___ ENTRIES SHOWN

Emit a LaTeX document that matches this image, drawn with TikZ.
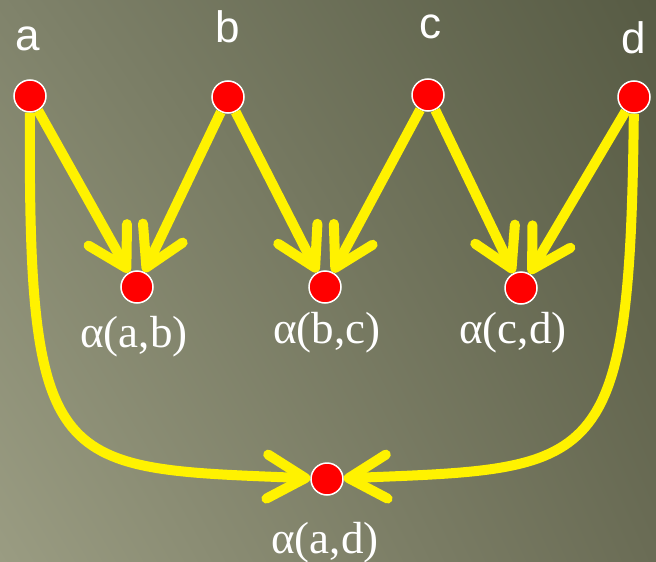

______
___ ENTRIES SHOWN

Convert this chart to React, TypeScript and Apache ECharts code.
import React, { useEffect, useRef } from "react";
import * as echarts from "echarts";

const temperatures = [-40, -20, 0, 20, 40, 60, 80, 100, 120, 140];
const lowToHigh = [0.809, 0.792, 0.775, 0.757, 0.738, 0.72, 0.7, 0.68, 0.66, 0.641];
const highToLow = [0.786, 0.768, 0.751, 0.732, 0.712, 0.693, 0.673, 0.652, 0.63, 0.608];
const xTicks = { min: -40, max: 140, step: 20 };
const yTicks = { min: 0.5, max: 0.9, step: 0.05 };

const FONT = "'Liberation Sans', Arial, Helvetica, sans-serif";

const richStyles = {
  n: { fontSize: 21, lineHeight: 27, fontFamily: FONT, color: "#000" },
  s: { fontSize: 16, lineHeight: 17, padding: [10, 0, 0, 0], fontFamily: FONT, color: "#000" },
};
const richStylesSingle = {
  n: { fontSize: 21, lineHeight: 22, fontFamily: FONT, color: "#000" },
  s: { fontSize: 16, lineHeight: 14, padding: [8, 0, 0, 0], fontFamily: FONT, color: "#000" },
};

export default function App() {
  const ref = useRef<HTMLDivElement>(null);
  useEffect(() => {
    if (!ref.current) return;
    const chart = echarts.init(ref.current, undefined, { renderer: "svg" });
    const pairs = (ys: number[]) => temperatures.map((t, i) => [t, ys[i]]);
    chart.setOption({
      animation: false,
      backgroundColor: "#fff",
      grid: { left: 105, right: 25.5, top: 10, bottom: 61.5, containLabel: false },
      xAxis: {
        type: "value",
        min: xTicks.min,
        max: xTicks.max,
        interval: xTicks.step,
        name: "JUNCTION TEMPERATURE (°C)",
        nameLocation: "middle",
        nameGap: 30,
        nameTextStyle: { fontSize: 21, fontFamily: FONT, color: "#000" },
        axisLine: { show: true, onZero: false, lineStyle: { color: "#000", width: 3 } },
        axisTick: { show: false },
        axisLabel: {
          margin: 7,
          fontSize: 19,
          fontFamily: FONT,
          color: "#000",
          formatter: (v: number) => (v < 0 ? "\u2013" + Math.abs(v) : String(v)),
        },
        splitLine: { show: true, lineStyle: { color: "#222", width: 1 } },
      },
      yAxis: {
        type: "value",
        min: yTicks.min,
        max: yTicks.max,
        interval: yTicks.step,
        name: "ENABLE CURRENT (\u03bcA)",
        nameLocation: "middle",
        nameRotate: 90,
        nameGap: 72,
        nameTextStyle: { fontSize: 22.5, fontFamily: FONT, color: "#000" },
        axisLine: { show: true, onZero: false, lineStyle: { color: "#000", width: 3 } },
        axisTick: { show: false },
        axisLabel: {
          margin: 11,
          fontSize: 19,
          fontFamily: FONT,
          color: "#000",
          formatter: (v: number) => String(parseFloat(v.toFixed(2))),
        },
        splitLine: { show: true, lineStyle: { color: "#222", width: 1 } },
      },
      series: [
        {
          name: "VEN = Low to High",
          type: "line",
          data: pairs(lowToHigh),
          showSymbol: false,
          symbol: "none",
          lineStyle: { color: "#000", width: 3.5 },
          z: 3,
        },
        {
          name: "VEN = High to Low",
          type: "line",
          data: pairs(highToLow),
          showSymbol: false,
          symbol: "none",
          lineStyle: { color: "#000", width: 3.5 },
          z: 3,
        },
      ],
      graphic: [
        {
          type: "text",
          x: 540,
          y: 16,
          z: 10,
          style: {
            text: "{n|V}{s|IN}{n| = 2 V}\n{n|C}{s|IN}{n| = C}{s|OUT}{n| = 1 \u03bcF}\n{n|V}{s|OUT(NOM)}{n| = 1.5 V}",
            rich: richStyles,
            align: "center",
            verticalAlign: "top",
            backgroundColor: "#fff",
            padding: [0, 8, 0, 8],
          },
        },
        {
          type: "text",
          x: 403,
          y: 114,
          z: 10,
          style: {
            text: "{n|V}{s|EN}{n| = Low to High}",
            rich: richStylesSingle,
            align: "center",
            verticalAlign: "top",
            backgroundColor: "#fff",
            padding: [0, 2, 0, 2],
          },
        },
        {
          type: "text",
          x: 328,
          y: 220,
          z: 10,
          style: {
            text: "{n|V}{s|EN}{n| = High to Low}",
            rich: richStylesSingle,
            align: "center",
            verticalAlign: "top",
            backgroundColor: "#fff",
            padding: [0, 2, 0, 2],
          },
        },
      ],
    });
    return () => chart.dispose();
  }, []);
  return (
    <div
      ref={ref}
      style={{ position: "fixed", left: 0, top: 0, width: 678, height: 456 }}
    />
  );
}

______

Return exactly the lines from the line that has "Convert this chart" to the line that has "import * as", both of them included.

> _TASK OUTPUT_:
Convert this chart to React, TypeScript and Apache ECharts code.
import React, { useEffect, useRef } from "react";
import * as echarts from "echarts";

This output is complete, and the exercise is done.